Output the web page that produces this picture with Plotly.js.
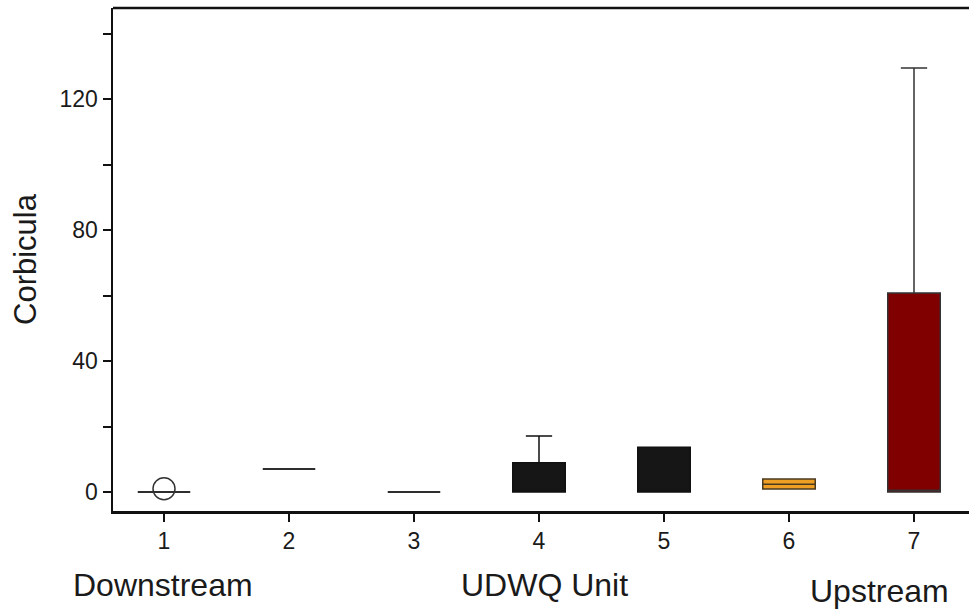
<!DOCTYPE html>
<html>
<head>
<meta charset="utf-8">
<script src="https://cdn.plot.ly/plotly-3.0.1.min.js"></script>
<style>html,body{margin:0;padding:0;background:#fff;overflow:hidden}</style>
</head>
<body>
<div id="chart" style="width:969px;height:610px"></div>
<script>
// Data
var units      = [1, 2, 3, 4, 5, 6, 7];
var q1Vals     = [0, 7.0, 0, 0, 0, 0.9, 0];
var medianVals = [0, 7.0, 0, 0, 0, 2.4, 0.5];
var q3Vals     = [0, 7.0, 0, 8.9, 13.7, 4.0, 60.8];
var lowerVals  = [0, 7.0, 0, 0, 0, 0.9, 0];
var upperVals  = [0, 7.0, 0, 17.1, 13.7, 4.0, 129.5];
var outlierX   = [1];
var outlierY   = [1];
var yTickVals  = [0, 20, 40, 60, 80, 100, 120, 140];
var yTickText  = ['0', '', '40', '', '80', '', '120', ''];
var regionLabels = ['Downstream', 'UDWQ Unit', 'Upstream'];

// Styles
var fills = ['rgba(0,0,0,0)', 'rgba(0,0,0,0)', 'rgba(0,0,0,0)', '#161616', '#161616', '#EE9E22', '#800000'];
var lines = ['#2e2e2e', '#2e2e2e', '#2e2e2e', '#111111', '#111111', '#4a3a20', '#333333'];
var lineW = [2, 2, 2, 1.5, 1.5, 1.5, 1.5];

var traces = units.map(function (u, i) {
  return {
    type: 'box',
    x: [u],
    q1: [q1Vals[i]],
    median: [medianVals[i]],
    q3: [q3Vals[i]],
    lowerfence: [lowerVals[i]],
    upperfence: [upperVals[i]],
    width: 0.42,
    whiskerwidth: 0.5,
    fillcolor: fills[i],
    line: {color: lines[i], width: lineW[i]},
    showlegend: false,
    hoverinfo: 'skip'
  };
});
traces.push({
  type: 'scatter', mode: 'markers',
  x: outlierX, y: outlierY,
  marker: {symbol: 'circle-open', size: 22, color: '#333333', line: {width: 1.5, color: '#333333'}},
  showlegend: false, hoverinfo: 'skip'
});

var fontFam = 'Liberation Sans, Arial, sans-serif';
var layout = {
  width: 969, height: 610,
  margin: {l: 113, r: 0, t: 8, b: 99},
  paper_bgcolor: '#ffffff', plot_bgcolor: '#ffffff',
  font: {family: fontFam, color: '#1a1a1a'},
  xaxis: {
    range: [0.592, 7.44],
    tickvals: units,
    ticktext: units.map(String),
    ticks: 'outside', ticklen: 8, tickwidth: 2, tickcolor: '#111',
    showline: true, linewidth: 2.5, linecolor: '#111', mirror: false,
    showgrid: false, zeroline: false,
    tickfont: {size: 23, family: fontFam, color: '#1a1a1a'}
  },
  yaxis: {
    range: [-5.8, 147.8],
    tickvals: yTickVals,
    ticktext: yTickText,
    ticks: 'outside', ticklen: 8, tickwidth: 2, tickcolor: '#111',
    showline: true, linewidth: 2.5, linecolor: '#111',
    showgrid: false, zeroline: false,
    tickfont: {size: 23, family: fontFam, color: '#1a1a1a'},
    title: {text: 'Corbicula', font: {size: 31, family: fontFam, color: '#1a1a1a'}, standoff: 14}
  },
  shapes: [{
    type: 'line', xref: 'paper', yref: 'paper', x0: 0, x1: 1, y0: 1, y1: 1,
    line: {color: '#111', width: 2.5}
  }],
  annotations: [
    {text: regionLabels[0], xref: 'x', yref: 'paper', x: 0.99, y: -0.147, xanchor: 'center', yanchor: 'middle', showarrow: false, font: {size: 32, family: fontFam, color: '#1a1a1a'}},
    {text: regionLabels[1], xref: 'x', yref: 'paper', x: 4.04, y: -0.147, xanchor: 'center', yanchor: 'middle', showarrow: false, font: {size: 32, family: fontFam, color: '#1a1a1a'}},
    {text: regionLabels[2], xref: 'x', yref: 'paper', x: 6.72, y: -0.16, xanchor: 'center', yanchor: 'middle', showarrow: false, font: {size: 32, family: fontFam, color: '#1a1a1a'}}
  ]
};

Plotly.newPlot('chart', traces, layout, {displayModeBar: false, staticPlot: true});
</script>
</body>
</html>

-------

PROBLEM TO WORK ON —
Transcribe the whole listing exactly. Pictures are excluded.

SOLUTION FOR THIS PROBLEM —
Output the web page that produces this picture with Plotly.js.
<!DOCTYPE html>
<html>
<head>
<meta charset="utf-8">
<script src="https://cdn.plot.ly/plotly-3.0.1.min.js"></script>
<style>html,body{margin:0;padding:0;background:#fff;overflow:hidden}</style>
</head>
<body>
<div id="chart" style="width:969px;height:610px"></div>
<script>
// Data
var units      = [1, 2, 3, 4, 5, 6, 7];
var q1Vals     = [0, 7.0, 0, 0, 0, 0.9, 0];
var medianVals = [0, 7.0, 0, 0, 0, 2.4, 0.5];
var q3Vals     = [0, 7.0, 0, 8.9, 13.7, 4.0, 60.8];
var lowerVals  = [0, 7.0, 0, 0, 0, 0.9, 0];
var upperVals  = [0, 7.0, 0, 17.1, 13.7, 4.0, 129.5];
var outlierX   = [1];
var outlierY   = [1];
var yTickVals  = [0, 20, 40, 60, 80, 100, 120, 140];
var yTickText  = ['0', '', '40', '', '80', '', '120', ''];
var regionLabels = ['Downstream', 'UDWQ Unit', 'Upstream'];

// Styles
var fills = ['rgba(0,0,0,0)', 'rgba(0,0,0,0)', 'rgba(0,0,0,0)', '#161616', '#161616', '#EE9E22', '#800000'];
var lines = ['#2e2e2e', '#2e2e2e', '#2e2e2e', '#111111', '#111111', '#4a3a20', '#333333'];
var lineW = [2, 2, 2, 1.5, 1.5, 1.5, 1.5];

var traces = units.map(function (u, i) {
  return {
    type: 'box',
    x: [u],
    q1: [q1Vals[i]],
    median: [medianVals[i]],
    q3: [q3Vals[i]],
    lowerfence: [lowerVals[i]],
    upperfence: [upperVals[i]],
    width: 0.42,
    whiskerwidth: 0.5,
    fillcolor: fills[i],
    line: {color: lines[i], width: lineW[i]},
    showlegend: false,
    hoverinfo: 'skip'
  };
});
traces.push({
  type: 'scatter', mode: 'markers',
  x: outlierX, y: outlierY,
  marker: {symbol: 'circle-open', size: 22, color: '#333333', line: {width: 1.5, color: '#333333'}},
  showlegend: false, hoverinfo: 'skip'
});

var fontFam = 'Liberation Sans, Arial, sans-serif';
var layout = {
  width: 969, height: 610,
  margin: {l: 113, r: 0, t: 8, b: 99},
  paper_bgcolor: '#ffffff', plot_bgcolor: '#ffffff',
  font: {family: fontFam, color: '#1a1a1a'},
  xaxis: {
    range: [0.592, 7.44],
    tickvals: units,
    ticktext: units.map(String),
    ticks: 'outside', ticklen: 8, tickwidth: 2, tickcolor: '#111',
    showline: true, linewidth: 2.5, linecolor: '#111', mirror: false,
    showgrid: false, zeroline: false,
    tickfont: {size: 23, family: fontFam, color: '#1a1a1a'}
  },
  yaxis: {
    range: [-5.8, 147.8],
    tickvals: yTickVals,
    ticktext: yTickText,
    ticks: 'outside', ticklen: 8, tickwidth: 2, tickcolor: '#111',
    showline: true, linewidth: 2.5, linecolor: '#111',
    showgrid: false, zeroline: false,
    tickfont: {size: 23, family: fontFam, color: '#1a1a1a'},
    title: {text: 'Corbicula', font: {size: 31, family: fontFam, color: '#1a1a1a'}, standoff: 14}
  },
  shapes: [{
    type: 'line', xref: 'paper', yref: 'paper', x0: 0, x1: 1, y0: 1, y1: 1,
    line: {color: '#111', width: 2.5}
  }],
  annotations: [
    {text: regionLabels[0], xref: 'x', yref: 'paper', x: 0.99, y: -0.147, xanchor: 'center', yanchor: 'middle', showarrow: false, font: {size: 32, family: fontFam, color: '#1a1a1a'}},
    {text: regionLabels[1], xref: 'x', yref: 'paper', x: 4.04, y: -0.147, xanchor: 'center', yanchor: 'middle', showarrow: false, font: {size: 32, family: fontFam, color: '#1a1a1a'}},
    {text: regionLabels[2], xref: 'x', yref: 'paper', x: 6.72, y: -0.16, xanchor: 'center', yanchor: 'middle', showarrow: false, font: {size: 32, family: fontFam, color: '#1a1a1a'}}
  ]
};

Plotly.newPlot('chart', traces, layout, {displayModeBar: false, staticPlot: true});
</script>
</body>
</html>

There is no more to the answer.